Analyticity provides strong constraints on the hadronic contribution to \(B\rightarrow K^*\ell \ell \) observables, and fixes the \(q^2\) dependence up to a polynomial, which under some circumstances is an expansion in a small kinematical parameter. In this letter we have exploited this idea to propose a systematic approach to determine the dominant non-local contributions, which at this time are the main source of theory uncertainty. This approach is systematically improvable with more precise data on \(B\rightarrow K^*\psi _n\) and/or more precise theory calculations at negative \(q^2\). In addition, this approach allows access to the inter-resonance region, which provides valuable information on short-distance physics. We have focused on \(B\rightarrow K^*\ell \ell \), but the approach applies to any other \(B\rightarrow M\ell \ell \) modes such as \(B\rightarrow \lbrace K,\pi ,\rho \rbrace \ell \ell \) and \(B_s\rightarrow \phi \ell \ell \).

We have performed a numerical analysis implementing this idea, and conclude that significantly improved theory predictions can be obtained, leading to a more precise and robust interpretation of experimental data and an improved sensitivity to short-distance physics.

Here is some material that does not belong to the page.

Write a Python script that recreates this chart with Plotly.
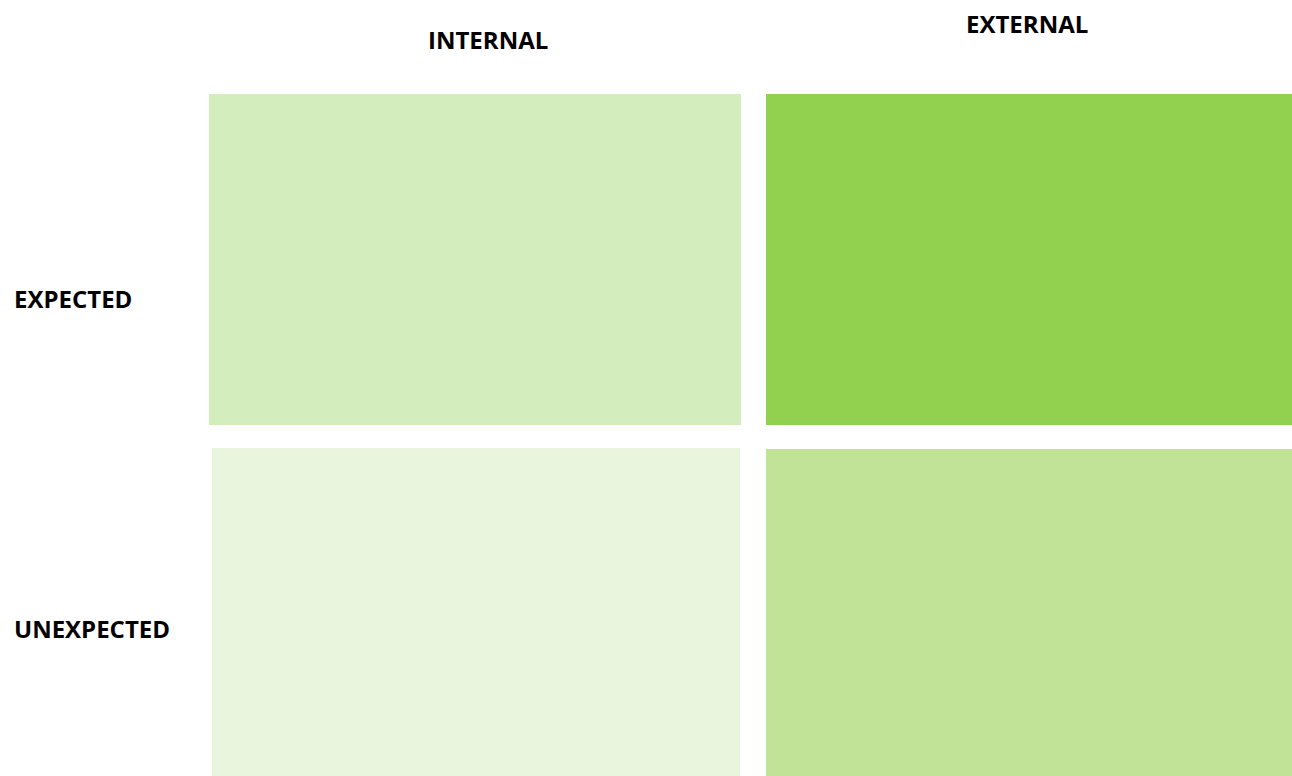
import plotly.graph_objects as go

# Data
columns = ["INTERNAL", "EXTERNAL"]
rows = ["EXPECTED", "UNEXPECTED"]
cell_colors = [["#D4EDBC", "#92D050"],
               ["#E9F5DC", "#C0E398"]]

W, H = 1292, 776

# layout geometry (pixel coordinates on axes)
col_x = [(209, 741), (766, 1292)]
row_y = [(94, 425), (448, 776)]
col_x_bottom = [(212, 740), (766, 1292)]
row_y_bottom_right = 449
col_label_pos = [(488, 39), (1027, 23)]
row_label_pos = [(12, 298), (12, 628)]

fig = go.Figure()
shapes = []
for r in range(2):
    for c in range(2):
        x0, x1 = (col_x if r == 0 else col_x_bottom)[c]
        y0, y1 = row_y[r]
        if r == 1 and c == 1:
            y0 = row_y_bottom_right
        shapes.append(dict(type="rect", xref="x", yref="y", x0=x0, x1=x1, y0=y0, y1=y1,
                           fillcolor=cell_colors[r][c], line=dict(width=0), layer="below"))

annotations = []
for name, (x, y) in zip(columns, col_label_pos):
    annotations.append(dict(x=x, y=y, xref="x", yref="y", text=f"<b>{name}</b>", showarrow=False,
                            xanchor="center", yanchor="middle",
                            font=dict(family="Open Sans", size=24, color="#000000")))
for name, (x, y) in zip(rows, row_label_pos):
    annotations.append(dict(x=x, y=y, xref="x", yref="y", text=f"<b>{name}</b>", showarrow=False,
                            xanchor="left", yanchor="middle",
                            font=dict(family="Open Sans", size=24, color="#000000")))

fig.update_layout(
    width=W, height=H,
    margin=dict(l=0, r=0, t=0, b=0),
    paper_bgcolor="white", plot_bgcolor="white",
    xaxis=dict(range=[0, W], visible=False, fixedrange=True),
    yaxis=dict(range=[H, 0], visible=False, fixedrange=True),
    shapes=shapes, annotations=annotations, showlegend=False,
)
fig.write_html(
    "out.html",
    config={"displayModeBar": False},
    post_script="document.body.style.margin='0';document.body.style.overflow='hidden';",
)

We identify two issues worth exploring further. One has to do with neglecting the OZI-suppressed cut and charmonium width. A dispersive approach should be able to exploit present and future data on charmless non-leptonic multi-body \(B\rightarrow K^* X\) decays in order to properly bound these presumably small effects. The other has to do with the convergence of the z expansion. In this respect, the fit including \(B\rightarrow K^*\ell \ell \) data can provide enough constraints to increase the order of the expansion considerably, especially in view of the extraordinary experimental prospects for the next ten years [49]. We thus believe that this approach will become very useful in future analyses of exclusive \(b\rightarrow s\) and \(b\rightarrow d\) transitions.